9. If you could impart any of your wisdom to a woman who is going through divorce, what would it be? Seek empowerment through the process. Stand up for yourself and take charge of your life. Be an active participant in the process and demand frequent contact and updates on the status of your case. Ask for a case plan from your attorney so you know what is happening and what to expect. Obtain more than one contact in your lawyer’s office so you have someone you can speak to even if the lawyer is tied up in Court or with another client. Obtain an understanding of your rights and a realistic expectation of the outcome of your case. Know that regardless of the outcome, you are not dependent on your soon to be ex-husband and know that you will be okay.
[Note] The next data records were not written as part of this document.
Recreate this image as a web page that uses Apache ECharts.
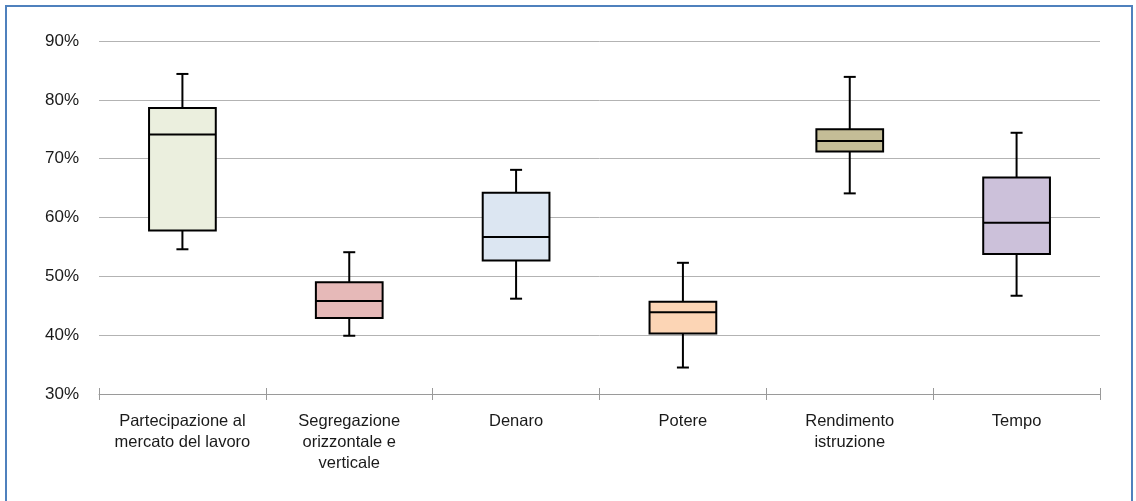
<!DOCTYPE html>
<html>
<head>
<meta charset="utf-8">
<script src="https://cdn.jsdelivr.net/npm/echarts@6/dist/echarts.min.js"></script>
<style>
html,body{margin:0;padding:0;background:#fff;}
#main{width:1136px;height:501px;}
</style>
</head>
<body>
<div id="main"></div>
<script>
const categories = ['Partecipazione al\nmercato del lavoro', 'Segregazione\norizzontale e\nverticale', 'Denaro', 'Potere', 'Rendimento\nistruzione', 'Tempo'];
const minValues    = [54.6, 39.9, 46.2, 34.5, 64.1, 46.7];
const q1Values     = [57.8, 42.9, 52.7, 40.3, 71.2, 53.8];
const medianValues = [74.1, 45.8, 56.7, 43.9, 73.0, 59.1];
const q3Values     = [78.6, 49.0, 64.2, 45.7, 75.0, 66.8];
const maxValues    = [84.4, 54.1, 68.1, 52.3, 83.9, 74.4];
const boxColors = ['#EBEFDE', '#E6B9B8', '#DCE6F2', '#FCD5B5', '#C4BD97', '#CCC1DA'];
const yTicks = [30, 40, 50, 60, 70, 80, 90];

const seriesData = categories.map((c, i) => [i, minValues[i], q1Values[i], medianValues[i], q3Values[i], maxValues[i]]);

const chart = echarts.init(document.getElementById('main'), null, {renderer: 'canvas'});
const font = '"Liberation Sans", Arial, sans-serif';

function renderBox(params, api) {
  const i = api.value(0);
  const pMin = api.coord([i, api.value(1)]);
  const pQ1 = api.coord([i, api.value(2)]);
  const pMed = api.coord([i, api.value(3)]);
  const pQ3 = api.coord([i, api.value(4)]);
  const pMax = api.coord([i, api.value(5)]);
  const bw = api.size([1, 0])[0] * 0.4;
  const cap = 12;
  const x = pMed[0];
  const lineStyle = {stroke: '#000', lineWidth: 2, fill: null};
  return {
    type: 'group',
    children: [
      {type: 'line', shape: {x1: x, y1: pQ3[1], x2: x, y2: pMax[1]}, style: lineStyle},
      {type: 'line', shape: {x1: x - cap / 2, y1: pMax[1], x2: x + cap / 2, y2: pMax[1]}, style: lineStyle},
      {type: 'line', shape: {x1: x, y1: pQ1[1], x2: x, y2: pMin[1]}, style: lineStyle},
      {type: 'line', shape: {x1: x - cap / 2, y1: pMin[1], x2: x + cap / 2, y2: pMin[1]}, style: lineStyle},
      {type: 'rect', shape: {x: x - bw / 2, y: pQ3[1], width: bw, height: pQ1[1] - pQ3[1]},
        style: {fill: boxColors[i], stroke: '#000', lineWidth: 2}},
      {type: 'line', shape: {x1: x - bw / 2, y1: pMed[1], x2: x + bw / 2, y2: pMed[1]}, style: lineStyle}
    ]
  };
}

chart.setOption({
  animation: false,
  backgroundColor: '#fff',
  graphic: [{
    type: 'rect', z: 100,
    shape: {x: 6, y: 6, width: 1126, height: 520},
    style: {fill: null, stroke: '#4F81BD', lineWidth: 2}
  }],
  grid: {left: 99, right: 36, top: 41, bottom: 107},
  xAxis: [{
    type: 'category',
    data: categories,
    boundaryGap: true,
    axisLine: {lineStyle: {color: '#9a9a9a', width: 1}},
    axisTick: {show: true, length: 6, inside: false, lineStyle: {color: '#9a9a9a'}},
    axisLabel: {interval: 0, color: '#1a1a1a', fontFamily: font, fontSize: 16.5, lineHeight: 21, margin: 17, align: 'center', verticalAlign: 'top'}
  }, {
    type: 'category',
    data: categories,
    position: 'bottom',
    boundaryGap: true,
    axisLine: {show: false},
    axisTick: {show: true, length: 6, inside: true, lineStyle: {color: '#9a9a9a'}},
    axisLabel: {show: false}
  }],
  yAxis: {
    type: 'value',
    min: yTicks[0],
    max: yTicks[yTicks.length - 1],
    interval: 10,
    axisLine: {show: false},
    axisTick: {show: false},
    splitLine: {lineStyle: {color: '#b3b3b3', width: 1}},
    axisLabel: {formatter: '{value}%', color: '#1a1a1a', fontFamily: font, fontSize: 17, margin: 20}
  },
  series: [{
    type: 'custom',
    renderItem: renderBox,
    data: seriesData,
    encode: {x: 0, y: [1, 2, 3, 4, 5]},
    z: 10
  }]
});
</script>
</body>
</html>
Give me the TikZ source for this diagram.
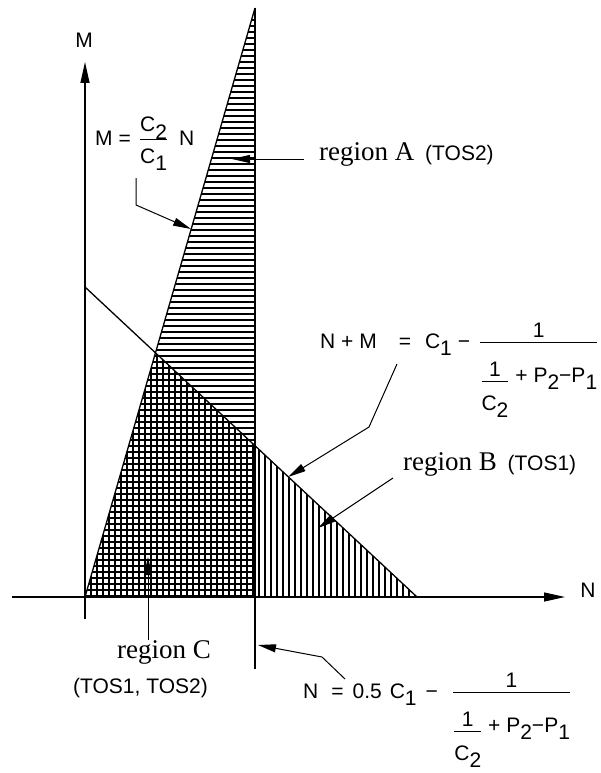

10. Are there any divorce books or resources that you would like to recommend to women going through divorce? Depending on the financial acumen of the client, I will often recommend that they speak with a financial advisor to assist with the preparation of a budget and a projection of current and future financial needs.

This article is not legal advice. You should consult an attorney if you have questions that relate to your divorce and finances.